Michael Tomasky over at The American Prospect sums up in a sentence what I've been thinking regarding Karl Rove's apologists.

But in the meantime, it’s a pathetic thing to watch supposedly respectable conservative intellectuals act like they’re running for the editorship of Pravda in 1921.

Tomasky mentions the primates over at National Review Online. He's right that this crew has been among the worst of the apologists. Worst because The National Review is supposed to be a serious magazine. More serious than Fox News, and certainly more serious than websites like those run by Michelle Malkin, Hugh Hewitt, Powerline, etc. But I guess this is what happens when you turn the keys over to adolescents like Jonah Goldberg and Rich Lowry.
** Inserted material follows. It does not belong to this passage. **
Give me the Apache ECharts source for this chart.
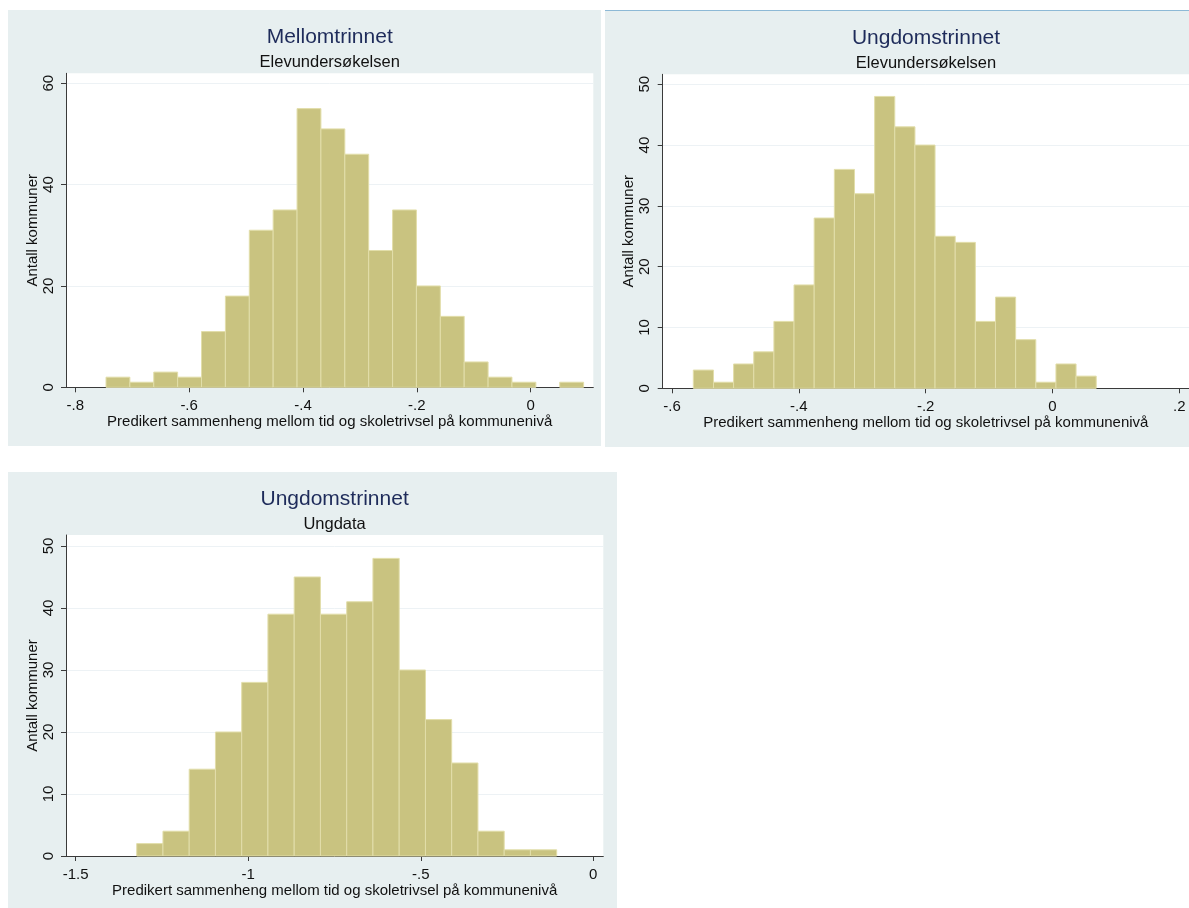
<!DOCTYPE html>
<html>
<head>
<meta charset="utf-8">
<title>Predikert sammenheng mellom tid og skoletrivsel</title>
<script src="https://cdn.jsdelivr.net/npm/echarts@6/dist/echarts.min.js"></script>
<style>
  html, body { margin: 0; padding: 0; background: #ffffff; }
  #chart { width: 1189px; height: 908px; }
</style>
</head>
<body>
<div id="chart"></div>
<script>
// Histogram bins: lower/upper edges and number of municipalities per bin

// Mellomtrinnet, Elevundersøkelsen
const mellomEdges = [-0.746, -0.7041, -0.6621, -0.6202, -0.5782, -0.5363, -0.4943, -0.4524, -0.4104, -0.3685,
  -0.3265, -0.2846, -0.2426, -0.2007, -0.1587, -0.1168, -0.0748, -0.0329, 0.0091, 0.0510, 0.0930];
const mellomCounts = [2, 1, 3, 2, 11, 18, 31, 35, 55, 51, 46, 27, 35, 20, 14, 5, 2, 1, 0, 1];

// Ungdomstrinnet, Elevundersøkelsen
const ungEleEdges = [-0.5664, -0.5346, -0.5029, -0.4711, -0.4393, -0.4076, -0.3758, -0.3440, -0.3122, -0.2805,
  -0.2487, -0.2169, -0.1852, -0.1534, -0.1216, -0.0899, -0.0581, -0.0263, 0.0055, 0.0372, 0.0690];
const ungEleCounts = [3, 1, 4, 6, 11, 17, 28, 36, 32, 48, 43, 40, 25, 24, 11, 15, 8, 1, 4, 2];

// Ungdomstrinnet, Ungdata
const ungdataEdges = [-1.3232, -1.2471, -1.1711, -1.0950, -1.0189, -0.9429, -0.8668, -0.7907, -0.7146,
  -0.6386, -0.5625, -0.4864, -0.4104, -0.3343, -0.2582, -0.1822, -0.1061];
const ungdataCounts = [2, 4, 14, 20, 28, 39, 45, 39, 41, 48, 30, 22, 15, 4, 1, 1];

// Axis tick values
const mellomXTicks = [-0.8, -0.6, -0.4, -0.2, 0];
const mellomYTicks = [0, 20, 40, 60];
const ungEleXTicks = [-0.6, -0.4, -0.2, 0, 0.2];
const ungEleYTicks = [0, 10, 20, 30, 40, 50];
const ungdataXTicks = [-1.5, -1, -0.5, 0];
const ungdataYTicks = [0, 10, 20, 30, 40, 50];

// Texts
const panelTitles = ['Mellomtrinnet', 'Ungdomstrinnet', 'Ungdomstrinnet'];
const panelSubtitles = ['Elevundersøkelsen', 'Elevundersøkelsen', 'Ungdata'];
const xName = 'Predikert sammenheng mellom tid og skoletrivsel på kommunenivå';
const yName = 'Antall kommuner';

// ---------------------------------------------------------------

const FONT = '"Liberation Sans", Arial, Helvetica, sans-serif';
const PANEL_BG = '#e7eff0';
const BAR_FILL = '#c9c380';
const BAR_EDGE = '#e2deaa';
const AXIS_COL = '#3a3a3a';

function binData(edges, counts) {
  return counts.map((c, i) => [edges[i], edges[i + 1], c]);
}

// Stata-style number labels: -.8, .2, -1.5, 0
function stataNum(v) {
  const s = String(+(+v).toFixed(4));
  return s.replace(/^(-?)0\./, '$1.');
}

function renderBin(params, api) {
  const n = api.value(2);
  if (!n) return null;
  const p0 = api.coord([api.value(0), n]);
  const p1 = api.coord([api.value(1), 0]);
  return {
    type: 'rect',
    shape: { x: p0[0], y: p0[1], width: p1[0] - p0[0], height: p1[1] - p0[1] },
    style: { fill: BAR_FILL, stroke: BAR_EDGE, lineWidth: 1 }
  };
}

function xAxisCfg(gridIndex, min, max, ticks) {
  return {
    type: 'value', gridIndex, min, max,
    name: xName, nameLocation: 'middle', nameGap: 26,
    nameTextStyle: { fontFamily: FONT, fontSize: 15, color: '#111' },
    axisLine: { show: true, onZero: false, lineStyle: { color: AXIS_COL, width: 1 } },
    axisTick: { show: true, length: 5, customValues: ticks, lineStyle: { color: AXIS_COL } },
    axisLabel: { customValues: ticks, formatter: stataNum, margin: 11,
      fontFamily: FONT, fontSize: 15, color: '#111' },
    splitLine: { show: false }
  };
}

function yAxisCfg(gridIndex, max, ticks) {
  return {
    type: 'value', gridIndex, min: 0, max,
    name: yName, nameLocation: 'middle', nameGap: 26, nameRotate: 90,
    nameTextStyle: { fontFamily: FONT, fontSize: 15, color: '#111' },
    axisLine: { show: true, onZero: false, lineStyle: { color: AXIS_COL, width: 1 } },
    axisTick: { show: true, length: 5, customValues: ticks, lineStyle: { color: AXIS_COL } },
    axisLabel: { customValues: ticks, rotate: 90, margin: 10, formatter: stataNum,
      fontFamily: FONT, fontSize: 15, color: '#111' },
    splitLine: { show: true, lineStyle: { color: '#edf2f5', width: 1 } }
  };
}

function titleCfg(i, centerX, top) {
  return {
    text: panelTitles[i], subtext: panelSubtitles[i],
    left: centerX, top, textAlign: 'center', padding: 0, itemGap: 6,
    textStyle: { fontFamily: FONT, fontSize: 21, fontWeight: 'normal', color: '#1e2b5a' },
    subtextStyle: { fontFamily: FONT, fontSize: 16.5, color: '#111' }
  };
}

const chart = echarts.init(document.getElementById('chart'), null, { renderer: 'canvas' });

chart.setOption({
  animation: false,
  backgroundColor: '#ffffff',
  graphic: [
    { type: 'rect', z: -10, shape: { x: 8, y: 10, width: 593, height: 436 }, style: { fill: PANEL_BG } },
    { type: 'rect', z: -10, shape: { x: 605, y: 10, width: 584, height: 437 }, style: { fill: PANEL_BG } },
    { type: 'line', z: -9, shape: { x1: 605, y1: 10.5, x2: 1189, y2: 10.5 }, style: { stroke: '#8db9d6', lineWidth: 1 } },
    { type: 'rect', z: -10, shape: { x: 8, y: 472, width: 609, height: 436 }, style: { fill: PANEL_BG } }
  ],
  title: [
    titleCfg(0, 329.7, 27),
    titleCfg(1, 926, 28),
    titleCfg(2, 334.6, 489)
  ],
  grid: [
    { left: 66, top: 73.3, width: 527.3, height: 314, show: true, backgroundColor: '#ffffff', borderWidth: 0 },
    { left: 662.7, top: 74.3, width: 526.3, height: 314, show: true, backgroundColor: '#ffffff', borderWidth: 0 },
    { left: 66, top: 535, width: 537.3, height: 321, show: true, backgroundColor: '#ffffff', borderWidth: 0 }
  ],
  xAxis: [
    xAxisCfg(0, -0.8163, 0.110, mellomXTicks),
    xAxisCfg(1, -0.6147, 0.2153, ungEleXTicks),
    xAxisCfg(2, -1.5281, 0.029, ungdataXTicks)
  ],
  yAxis: [
    yAxisCfg(0, 61.97, mellomYTicks),
    yAxisCfg(1, 51.64, ungEleYTicks),
    yAxisCfg(2, 51.77, ungdataYTicks)
  ],
  series: [
    { type: 'custom', xAxisIndex: 0, yAxisIndex: 0, renderItem: renderBin,
      encode: { x: [0, 1], y: 2 }, data: binData(mellomEdges, mellomCounts) },
    { type: 'custom', xAxisIndex: 1, yAxisIndex: 1, renderItem: renderBin,
      encode: { x: [0, 1], y: 2 }, data: binData(ungEleEdges, ungEleCounts) },
    { type: 'custom', xAxisIndex: 2, yAxisIndex: 2, renderItem: renderBin,
      encode: { x: [0, 1], y: 2 }, data: binData(ungdataEdges, ungdataCounts) }
  ]
});
</script>
</body>
</html>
Posted by mike at July 19, 2005 04:44 PM
Comments

Well, you didn't make this one easy. I am accustomed now to there not being an actual arguement or consideration of facts, but the extra step of having no link to the article makes it pretty difficult to know what the charge is.

Point one: in the past I have pointed out that it takes guts for liberals to blithly throw around charges like gulag (given their clear history of defending or denying the gulags while they were in operation). Let's add Pravda to the list.

I found the article. Cool. Tomasky points out that Rove was interested in discrediting Joseph Wilson. Stunning. A political party operative interested in discrediting a member of the other party. My God, will Washington survive?

Skipping ahead to Mike's point: Tomasky is shocked, shocked that no Republicans have acknowledged that Rove's conversation may have been problematic. A totally fair point. How many Democrats have acknowledged that the conversation may have been innocuous?

He then expresses disappointment that the folks at National Review have "turn[ed] somersaults trying to prove that Cooper’s language may have meant this and not that". Good point. We shouldn't look at the possibility that there are differing interpretations of what something meant.

But what is the substance of NRs apologetics? Who knows? Not Tomasky, not Tolles. To look at what is actually being argued is, of course, not the point. One only needs outrage that the evil Karl Rove is being defended.